I have an application that reads binary (serialized) google protocol buffer messages from a file. The programm's purpose then is to send the messages (without deserialization) to another application, which proceeds with processing the actual data.

I now would like to modify some of the messages, read from the file, so I can test the functionality of the second application.
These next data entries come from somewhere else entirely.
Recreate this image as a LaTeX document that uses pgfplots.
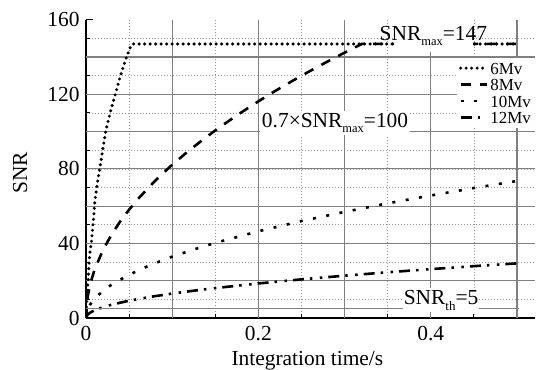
\documentclass[border=0pt]{standalone}
\usepackage{fontspec}
\setmainfont{Liberation Serif}
\usepackage{pgfplots}
\pgfplotsset{compat=1.18}
\newcommand{\mainsize}{\fontsize{21.5}{24}\selectfont}
\newcommand{\legsize}{\fontsize{17}{17}\selectfont}
\newcommand{\subtxt}[1]{\raisebox{-5bp}{\fontsize{12.5}{12.5}\selectfont #1}}
\begin{document}
\begin{tikzpicture}
\begin{axis}[
  name=ax,
  scale only axis, width=449bp, height=298.3bp,
  xmin=0, xmax=0.521, ymin=0, ymax=160,
  axis x line*=bottom, axis y line*=left,
  axis line style={line width=1.6bp, -},
  xtick={0,0.2,0.4}, xticklabels={0,0.2,0.4},
  ytick={0,40,80,120,160},
  minor xtick={0.05,0.1,0.15,0.2,0.25,0.3,0.35,0.4,0.45,0.5},
  minor ytick={10,20,30,40,50,60,70,80,90,100,110,120,130,140,150},
  tick align=inside,
  major tick length=7bp, minor tick length=4bp,
  every tick/.style={black, line width=1bp},
  xminorgrids, yminorgrids,
  minor grid style={black!40, line width=0.6bp, dash pattern=on 1bp off 2bp},
  extra x ticks={0.1,0.2,0.3,0.4,0.5}, extra x tick labels={},
  extra y ticks={20,40,60,80,100,120,140}, extra y tick labels={},
  extra tick style={grid=major, major tick length=0pt},
  major grid style={black!50, line width=1.2bp},
  tick label style={font=\mainsize},
  /pgf/number format/assume math mode=true,
  yticklabel style={xshift=-3bp},
  xticklabel style={yshift=-5bp},
  xlabel={Integration time/s},
  ylabel={SNR},
  label style={font=\mainsize},
  xlabel style={at={(axis description cs:0.493,-0.159)}, anchor=base},
  ylabel style={at={(axis description cs:-0.1314,0.486)}, anchor=base, rotate=0},
  legend style={at={(axis cs:0.521,139.5)}, anchor=north east, draw=none, fill=white,
    inner xsep=2bp, inner ysep=2bp, row sep=0.5bp, font=\legsize,
    nodes={inner sep=2bp, text height=12bp, text depth=0bp}},
  legend cell align=left,
  legend image code/.code={\draw[#1] (0bp,0bp) -- (26bp,0bp);},
]
\addplot[black, line width=3.4bp, line cap=round, dash pattern=on 0bp off 5.5bp] coordinates {
(0,0) (0.0008,8) (0.0015,14) (0.0027,22) (0.0035,29) (0.0046,35) (0.0066,42)
(0.0085,52) (0.0104,63) (0.013,72) (0.017,83) (0.020,92) (0.023,100.5)
(0.028,110) (0.034,120) (0.040,130) (0.047,140) (0.052,146) (0.055,147) (0.5,147)};
\addlegendentry{\legsize 6Mv}
\addplot[black, line width=2.6bp, dash pattern=on 10bp off 9bp] coordinates {
(0,0) (0.002,11.6) (0.005,18.4) (0.01,26.0) (0.02,36.75) (0.03,45.0) (0.04,52.0)
(0.05,58.1) (0.06,63.7) (0.08,73.5) (0.1,82.2) (0.12,90.0) (0.14,97.2) (0.16,103.9)
(0.18,110.2) (0.2,116.2) (0.22,121.9) (0.24,127.3) (0.26,132.5) (0.28,137.5)
(0.30,142.3) (0.32,147) (0.5,147)};
\addlegendentry{\legsize 8Mv}
\addplot[black, line width=2.6bp, dash pattern=on 3bp off 10.5bp] coordinates {
(0,0) (0.002,4.65) (0.005,7.35) (0.01,10.4) (0.02,14.7) (0.03,18.0) (0.05,23.2)
(0.075,28.5) (0.1,32.9) (0.125,36.75) (0.15,40.3) (0.2,46.5) (0.25,52.0)
(0.3,56.9) (0.35,61.5) (0.4,65.7) (0.45,69.7) (0.5,73.5)};
\addlegendentry{\legsize 10Mv}
\addplot[black, line width=2.6bp, dash pattern=on 11bp off 6bp on 2.5bp off 7.5bp on 2.5bp off 6bp] coordinates {
(0,0) (0.002,1.85) (0.005,2.93) (0.01,4.14) (0.02,5.86) (0.03,7.18) (0.05,9.27)
(0.075,11.35) (0.1,13.1) (0.125,14.65) (0.15,16.05) (0.2,18.53) (0.25,20.72)
(0.3,22.7) (0.35,24.52) (0.4,26.21) (0.45,27.8) (0.5,29.3)};
\addlegendentry{\legsize 12Mv}
\addplot[forget plot, black!50, line width=1.2bp] coordinates {(0,5) (0.503,5)};
\node[fill=white, inner xsep=-14bp, inner ysep=7bp, anchor=base, font=\mainsize]
  at (axis cs:0.403,149.1) {SNR\subtxt{max}=147};
\node[fill=white, inner xsep=2bp, inner ysep=2bp, anchor=base, font=\mainsize]
  at (axis cs:0.289,102.2) {0.7×SNR\subtxt{max}=100};
\node[fill=white, inner xsep=1bp, inner ysep=1.5bp, anchor=base, font=\mainsize]
  at (axis cs:0.412,7.5) {SNR\raisebox{-6bp}{\fontsize{13}{13}\selectfont th}=5};
\end{axis}
\pgfresetboundingbox
\path (ax.south west) ++(-86bp,-52bp) rectangle ++(537bp,370bp);
\end{tikzpicture}
\end{document}
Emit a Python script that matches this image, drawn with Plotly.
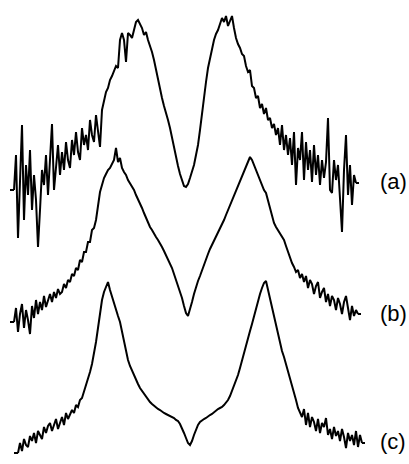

Unfortunately my message includes a lot of nested messages, so after deserializing I have to call something like

message().a().b().c()....x().value(); 

to be able to work with the actual data.

My question now is, how I can change the value of x without creating another message of type message where I also have to create all sub-messages ( a,b,c... ) and allocate these with the respective predecessor like in the following pseudo-code?!

a = new a();
b = new b();
c = new c();
...
v = new v();
w = new w();
x = new x();
x.set_value();
w.set_allocated_x_value(x);
v.set_allocated_w_value(w);
...
a.set_allocated_b_value(b);
message.set_allocated_a_value(a);

...
/* forward message to second application */
...


delete x;
delete w;
...
delete a;

Obviously it is not possible to call set_value directly on the message -objects, respectively its sub-objects like message().a().b().c()....x().set_value(); , as one would violate the const requirements of the auto-generated protobuf-messages, where it is not allowed to call a setter-method on a const object: error: passing xxx as 'this' argument of xxx discards qualifiers

I would appreciate any creative solution to avoid implementing the recursive new-set_allocated-delete code, posted above.

Thanks in advance

The key to this is to use the mutable_x() accessors, so in your example you would do something like this:

message.mutable_a()->mutable_b()->mutable_c()->set_value(42);

The set_allocated_* methods are actually not really recommended unless you really know what you're doing, because they give you special control over memory management that you ordinarily should not need unless you're specifically trying to optimize a particular piece of code.